For those people who do not accept the environmental reasons to significantly reduce/eliminate our dependence on fossil fuels, there is another compelling reason to eliminate our dependence on them, the falling ratio of energy return on investment, or net energy.
Energy return on investment (EROI) or energy returned on energy invested (EROEI) is a way of measuring the quality of different fuels and fuel sources by calculating the useful energy left after the energy investment to capture and deliver the fuel is subtracted. The table below shows some of our main non-renewable and renewable fuel sources and their respective EROI.
|Oil and Gas (US), 1930||Greater than 100|
|Oil and Gas (Global), 1999||35|
|Oil and Gas (Global), 2006||18|
|Tar Sands (Mineable)||3|
|Tar Sands (In Situ)||5|
|Coal (at mine mouth) US, 2007||60|
|Coal (at mine mouth) China, 2010||27|
|Renewables (renewable EROIs are location dependent)|
|Hydropower||Greater than 100|
|Solar Photovoltaic||6 to 12|
|Sugar-cane based ethanol||0.8-10|
|Nuclear||5 to 15|
Data adapted from .A.S. Hall et al. (2014) and Murphy et al. (2011).
We can see from the table that the EROI of oil and gas is declining.
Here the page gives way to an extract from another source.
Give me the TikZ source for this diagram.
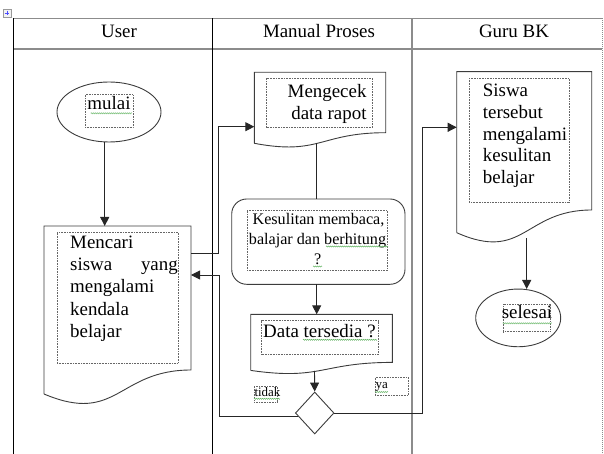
\documentclass[tikz,border=0pt]{standalone}
\usepackage{fontspec}
\setmainfont{Liberation Serif}
\usetikzlibrary{arrows.meta,shapes.geometric,decorations.pathmorphing,calc}
\definecolor{shpcol}{RGB}{60,60,60}
\definecolor{tblcol}{RGB}{140,140,140}
\definecolor{sqcol}{RGB}{110,185,110}
\begin{document}
\begin{tikzpicture}[x=1bp,y=-1bp,
  shp/.style={draw=shpcol, line width=0.9bp},
  ln/.style={draw=black!85, line width=0.9bp},
  arr/.style={draw=black!85, line width=0.9bp, -{Triangle[length=9bp,width=9bp]}},
  tbl/.style={draw=tblcol, line width=1.6bp},
  dbox/.style={draw=black!60, densely dotted, line width=0.6bp, inner sep=0pt},
  big/.style={font=\fontsize{19}{22}\selectfont, inner sep=0pt},
  mid/.style={font=\fontsize{16.2}{20}\selectfont, inner sep=0pt},
  small/.style={font=\fontsize{13}{15}\selectfont, inner sep=0pt},
  squig/.style={draw=sqcol, line width=0.5bp, decorate, decoration={zigzag,amplitude=0.6bp,segment length=2bp}}
]
\useasboundingbox (0,0) rectangle (604,454);

% table move icon
\node[draw=black!40, fill=black!5, minimum size=8bp, inner sep=0pt] (icon) at (7,13) {};
\draw[blue!70, line width=0.6bp] (4.6,13) -- (9.4,13) (7,10.6) -- (7,15.4);

% table
\draw[tbl] (13,18.5) -- (602,18.5);
\draw[tbl] (13,49) -- (602,49);
\draw[black, line width=1bp] (13,18.5) -- (13,454);
\draw[black, line width=1bp] (212,18.5) -- (212,454);
\draw[tbl] (412,18.5) -- (412,454);
\draw[tblcol, densely dotted, line width=1bp] (602,18.5) -- (602,454);

\node[big] (hUser) at (119,31) {User};
\node[big] (hMan) at (319,31) {Manual Proses};
\node[big] (hGuru) at (514,31) {Guru BK};

% ---- mulai
\node[shp, ellipse, minimum width=104bp, minimum height=60bp, inner sep=0pt] (mulai) at (109,112) {};
\node[dbox, minimum width=48bp, minimum height=33bp] (bmulai) at (109,111) {};
\node[big, anchor=base] (tmulai) at (109,109.5) {mulai};
\draw[squig] (90.7,113.3) -- (131.7,113.3);

% ---- Mencari (document shape)
\draw[shp] (44,394) -- (44,226) -- (191,226) -- (191,370) .. controls (117.5,370) and (117.5,425) .. (44,394);
\node[minimum width=147bp, minimum height=150bp, inner sep=0pt] (mencari) at (117.5,301) {};
\node[dbox, minimum width=121bp, minimum height=131bp] (bmencari) at (117.5,297.5) {};
\node[big, anchor=base west] (m1) at (70,249) {Mencari};
\node[big, anchor=base west] (m2a) at (70,271) {siswa};
\node[big, anchor=base east] (m2b) at (178,271) {yang};
\node[big, anchor=base west] (m3) at (70,293) {mengalami};
\node[big, anchor=base west] (m4) at (70,315) {kendala};
\node[big, anchor=base west] (m5) at (70,337) {belajar};
\coordinate (mencariTop) at (104.7,226);
\coordinate (mencariOut) at (191,253.3);
\coordinate (mencariIn) at (191,275);

% ---- Mengecek (document shape)
\draw[shp] (254.3,143.3) -- (254.3,72.3) -- (385.7,72.3) -- (385.7,132.7) .. controls (320,132.7) and (320,155.7) .. (254.3,143.3);
\node[minimum width=131.4bp, minimum height=75bp, inner sep=0pt] (mengecek) at (320,110) {};
\node[dbox, minimum width=105.6bp, minimum height=49.4bp] (bmengecek) at (319.5,103) {};
\node[big, anchor=base east] (g1) at (366.7,98) {Mengecek};
\node[big, anchor=base east] (g2) at (366.7,119.5) {data rapot};
\coordinate (mengecekIn) at (254.3,126.7);
\coordinate (mengecekOut) at (316.7,143.5);

% ---- Kesulitan (rounded box)
\node[shp, rounded corners=15bp, minimum width=173.3bp, minimum height=85.3bp, inner sep=0pt] (kes) at (318.35,241.65) {};
\node[dbox, minimum width=140bp, minimum height=60.7bp] (bkes) at (317,240.35) {};
\node[mid, anchor=base] (k1) at (318.5,224.5) {Kesulitan membaca,};
\node[mid, anchor=base] (k2) at (317.5,245) {balajar dan berhitung};
\node[mid, anchor=base] (k3) at (317.7,265) {?};
\draw[squig] (326,246.5) -- (388,246.5);
\draw[squig] (313,266.5) -- (322,266.5);
\coordinate (kesTop) at (316.7,199);
\coordinate (kesBot) at (316.7,284.3);

% ---- Data tersedia (document shape)
\draw[shp] (250.7,370.4) -- (250.7,314.3) -- (392.3,314.3) -- (392.3,362.4) .. controls (321.5,362.4) and (321.5,380.7) .. (250.7,370.4);
\node[minimum width=141.6bp, minimum height=58bp, inner sep=0pt] (data) at (321.5,343.3) {};
\node[dbox, minimum width=116.6bp, minimum height=33.6bp] (bdata) at (320,337.5) {};
\node[big, anchor=base west] (d1) at (263,337.5) {Data tersedia ?};
\draw[squig] (303,339.8) -- (377,339.8);
\coordinate (dataTop) at (316.7,314.3);
\coordinate (dataOut) at (314.5,370.8);

% ---- decision diamond
\node[shp, diamond, minimum width=38.6bp, minimum height=42bp, inner sep=0pt] (dec) at (314.7,413) {};
\node[dbox, minimum width=23bp, minimum height=16.7bp] (btidak) at (265.8,394.35) {};
\node[small, anchor=base west] (tidak) at (254.3,396) {tidak};
\draw[squig] (254,398.8) -- (280,398.8);
\node[dbox, minimum width=33.3bp, minimum height=17.7bp] (bya) at (391.65,386.15) {};
\node[small, anchor=base west] (ya) at (375.5,388.5) {ya};
\draw[squig] (375,392) -- (388,392);

% ---- Siswa (document shape)
\draw[shp] (456.7,232.7) -- (456.7,71.7) -- (591.7,71.7) -- (591.7,210) .. controls (524.2,210) and (524.2,262.6) .. (456.7,232.7);
\node[minimum width=135bp, minimum height=172bp, inner sep=0pt] (siswa) at (524.2,157.7) {};
\node[dbox, minimum width=100bp, minimum height=124.4bp] (bsiswa) at (519.3,140.5) {};
\node[big, anchor=base west] (s1) at (482.7,97) {Siswa};
\node[big, anchor=base west] (s2) at (482.7,118.6) {tersebut};
\node[big, anchor=base west] (s3) at (482.7,140.2) {mengalami};
\node[big, anchor=base west] (s4) at (482.7,161.8) {kesulitan};
\node[big, anchor=base west] (s5) at (482.7,183.4) {belajar};
\coordinate (siswaIn) at (456.7,127.3);
\coordinate (siswaOut) at (526.7,238.3);

% ---- selesai
\node[shp, ellipse, minimum width=85bp, minimum height=57.7bp, inner sep=0pt] (selesai) at (518.2,317.9) {};
\node[dbox, minimum width=47.4bp, minimum height=27.7bp] (bselesai) at (527,317.85) {};
\node[big, anchor=base] (tselesai) at (527,318.5) {selesai};
\draw[squig] (502.7,323.3) -- (551.7,323.3);
\coordinate (selesaiTop) at (526.7,289);

% ---- connectors
\coordinate (xA) at (218.3,0);
\coordinate (xB) at (219.8,0);
\coordinate (xC) at (422.7,0);
\draw[arr] (mulai.south -| mencariTop) -- (mencariTop);
\draw[arr] (mencariOut) -- (mencariOut -| xA) |- (mengecekIn);
\draw[ln] (mengecekOut) -- (kesTop);
\draw[arr] (kesBot) -- (dataTop);
\draw[arr] (dataOut) -- (dec.north);
\draw[arr] (dec.190) -- (dec.190 -| xB) |- (mencariIn);
\draw[arr] (dec.east) -- (dec.east -| xC) |- (siswaIn);
\draw[arr] (siswaOut) -- (selesaiTop);
\end{tikzpicture}
\end{document}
The non-conventional sources of oil such as the Canadian tar sands and US shale oil have low EROIs compared to conventional sources meaning that the newer sources of oil are harder to get to and/or more expensive to extract.
Why should we care? Today’s economy has been built on the steady, consistent and cheap flow of energy. So when energy costs more, less of our money is available for discretionary spending unless we go into more debt. If that is the cast then why is the current price of a barrel of oil so cheap? The market pricing of oil only looks at the availability now and in the immediate future, it does not reflect the long term outlook.
What about renewable energy source? Looking at the above table we can see that renewable energy sources have generally lower EROIs than conventional fossil fuels. Also, fossil fuels, particularly oil are very energy dense, are easily transported and stored for use at any time.
Many renewables tend to be used to produce electricity which cannot be as easily stored. Also renewable energy sources have the challenges of being: not as energy dense; a tendency to be intermittent; poor transportability and they need new infrastructure. The sector that would be particularly affected would be transportation; batteries tend to be large and heavy and made from materials that are relatively scarce.
So what can we do now? Only use fossil fuels where they are absolutely necessary; use our remaining cheaper resources to build an infrastructure and an economy fuelled by renewable energy; cut our energy use in general. This does not need to be terrifying, it will just be different and there will be some challenges in adjusting.
We do not need to rely on some magic new technology, yet to be invented. Using food as an example, traditional farms using the sun, people and animals, in general produces 10 kilocalories of food energy for every one kilocalorie expended on cultivation. Modern industrial farming typically produces 1 kilocalorie of food for every 10 kilocalories of energy expended on cultivation (fertilizers, tractors, pesticides etc). We are essentially eating oil! Yuk!
The most exciting part of this change is that we have a great opportunity to re-imagine our lives and potentially create something new and better. There will be huge challenges ahead and many governments, corporations and some individuals will want to keep the status quo until we encounter a significant crisis. In terms of this blog, that is enough of the scary reasons of why we need to wean ourselves quickly from fossil fuels, now we focus on the solutions.
Source Materials and More information
Hall, Charles AS, Jessica G. Lambert, and Stephen B. Balogh. “EROI of different fuels and the implications for society.” Energy policy 64 (2014): 141-152.
Murphy, David J., and Charles AS Hall. “Year in review—EROI or energy return on (energy) invested.” Annals of the New York Academy of Sciences 1185.1 (2010): 102-118.